Мы расстреляны в сорок втором (Пархомов) - страница 2

Я становлюсь на колени. Бережно приподнимаю голову товарища. Харитонов едва слышно хрипит и стонет. Кажется, он хочет что-то сказать.

— Мне .. каюк, — произносит он, когда я прикладываю ухо к его губам. — Я знаю…

Он дышит с каждым разом все тяжелее и реже. Задыхается? Быть не может! Бессвязно, торопясь, я бормочу, что ему надо выкинуть эту дурь из головы, что он непременно поправится и будет жить.

— Мы еще погуляем с тобою по Крещатику, — говорю я, не веря самому себе. — Мы еще не раз споем с тобою про черного ворона, помяни мое слово.

И Харитонову, кажется, становится чуточку легче. Он вздыхает. Затем снова — полно, глубоко, всей своей широкой, как бы освободившейся грудью. Но тут по его телу проходит дрожь Он вытягивается, затихает, и глаза его, раскрытые, холодные, становятся незрячими, слепнут. Вскоре они совсем теряют свою синеву.

Все кончено.

И мы обнажаем головы. Мы — семнадцать его друзей, оставшихся в живых. У каждого из нас, я знаю, такое чувство, будто это он виноват в том, что Харитонов умер, а наш черед не наступил и мы еще живы.

Да, теперь нас только семнадцать. Одни погибли. Другие, надо думать, все-таки пробились на восток. А некоторые… Что ж, были и такие, которые побросали оружие и разбежались по домам. Нас же судьба уберегла от гибели только для того, чтобы разбросать по лагерям, откуда нас затем выудили поодиночке и согнали под Никольскую слободку. Увидят немцы тельняшку, заметят татуировку на груди — и сразу волокут: матрос, матрос…

Так мы очутились в этой черной продымленной клуне. Здесь-нас держат отдельно от других пленных. Возможно потому, что нас боятся. Но скорее всего потому, что мы обречены. Толком, однако, этого не знает никто из нас.

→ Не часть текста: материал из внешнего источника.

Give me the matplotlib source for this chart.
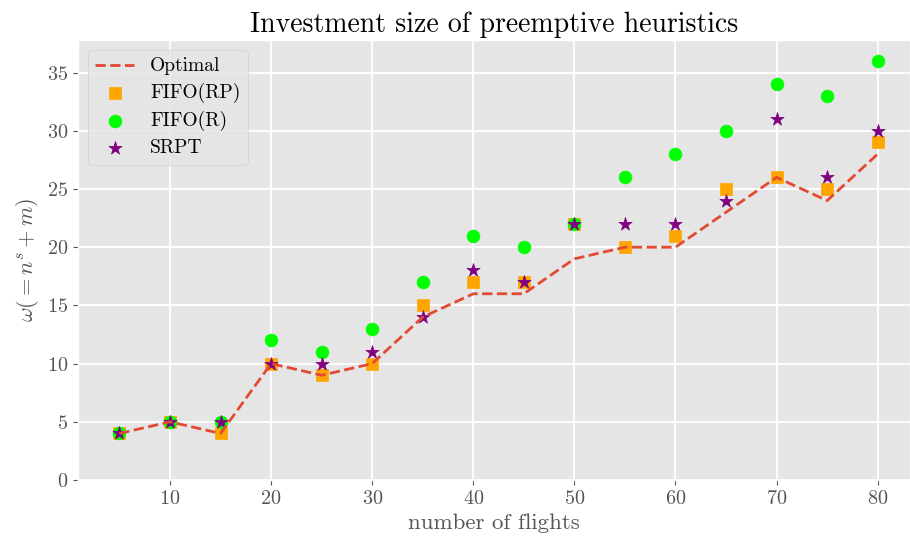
import numpy as np
import matplotlib
matplotlib.use('Agg')
import matplotlib.pyplot as plt

plt.style.use('ggplot')
plt.rcParams['font.family'] = 'serif'
plt.rcParams['font.serif'] = ['cmr10', 'DejaVu Serif']
plt.rcParams['mathtext.fontset'] = 'cm'
plt.rcParams['axes.formatter.use_mathtext'] = True
plt.rcParams['grid.linewidth'] = 1.3

flights = [5, 10, 15, 20, 25, 30, 35, 40, 45, 50, 55, 60, 65, 70, 75, 80]
optimal = [4, 5, 4, 10, 9, 10, 14, 16, 16, 19, 20, 20, 23, 26, 24, 28]
fifo_rp = [4, 5, 4, 10, 9, 10, 15, 17, 17, 22, 20, 21, 25, 26, 25, 29]
fifo_r = [4, 5, 5, 12, 11, 13, 17, 21, 20, 22, 26, 28, 30, 34, 33, 36]
srpt = [4, 5, 5, 10, 10, 11, 14, 18, 17, 22, 22, 22, 24, 31, 26, 30]

fig = plt.figure(figsize=(9.1, 5.44), dpi=100)
ax = fig.add_axes([0.0857, 0.1176, 0.9143, 0.8089])

ax.plot(flights, optimal, '--', color='#E24A33', lw=2.0, label='Optimal')
ax.scatter(flights, fifo_rp, marker='s', s=85, color='orange', label='FIFO(RP)')
ax.scatter(flights, fifo_r, marker='o', s=85, color='lime', label='FIFO(R)')
ax.scatter(flights, srpt, marker='*', s=100, color='purple', label='SRPT')

ax.set_xlim(0.9, 83.2)
ax.set_ylim(0, 37.8)
ax.set_xticks([10, 20, 30, 40, 50, 60, 70, 80])
ax.set_yticks(range(0, 36, 5))
ax.tick_params(labelsize=14.5)

ax.set_title('Investment size of preemptive heuristics', fontsize=20, color='black')
ax.set_xlabel('number of flights', fontsize=16.5)
ax.set_ylabel(r'$\omega(=n^s+m)$', fontsize=16)

ax.legend(loc='upper left', fontsize=14, labelspacing=0.4)

fig.savefig('out.png', dpi=100)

Сейчас зима, февраль, и мы лежим по целым дням, тесно прижавшись друг к другу. Лежим на прелой соломе, перемешанной с навозом, которая пахнет чем-то кислым и приторно-сладким одновременно. Вокруг нас стоит густой гнилостный запах. Он преследует нас повсюду.

Я смотрю на товарищей. Запавшие щеки, восковые и фиолетовые лица. Все заросли жесткими волосами до самых глаз. В клуне всегда полумрак, и кажется, будто ее наполняют безликие тени, призраки. Они ворочаются, переползают с места на место, подгребают под себя солому, что-то бормочут.

Вот уже вторую неделю я не выхожу из клуни. Прошло то время, когда, несмотря на собачий холод, мы ежедневно совершали небольшие прогулки в своем отрепье. Раньше старший лейтенант Семин следил, чтобы каждый из нас бывал на воздухе. Но с тех пор, как затравили Тимохина, а Семина свалил сыпняк, все пошло кувырком. Боцман Сероштан настоял, чтобы никто не выходил из клуни без его на то разрешения. Сероштан осторожен. Он не хочет, чтобы мы шутили с огнем. В самом деле, охранники озверели от холода и скуки. Они не прочь позабавиться. Того и гляди спровоцируют, как Тимохина, и, когда ты выйдешь из себя, — пристрелят. Как-никак, а это для них развлечение. Надо же на ком-нибудь выместить злость. Так что лучше уж не попадаться им на глаза.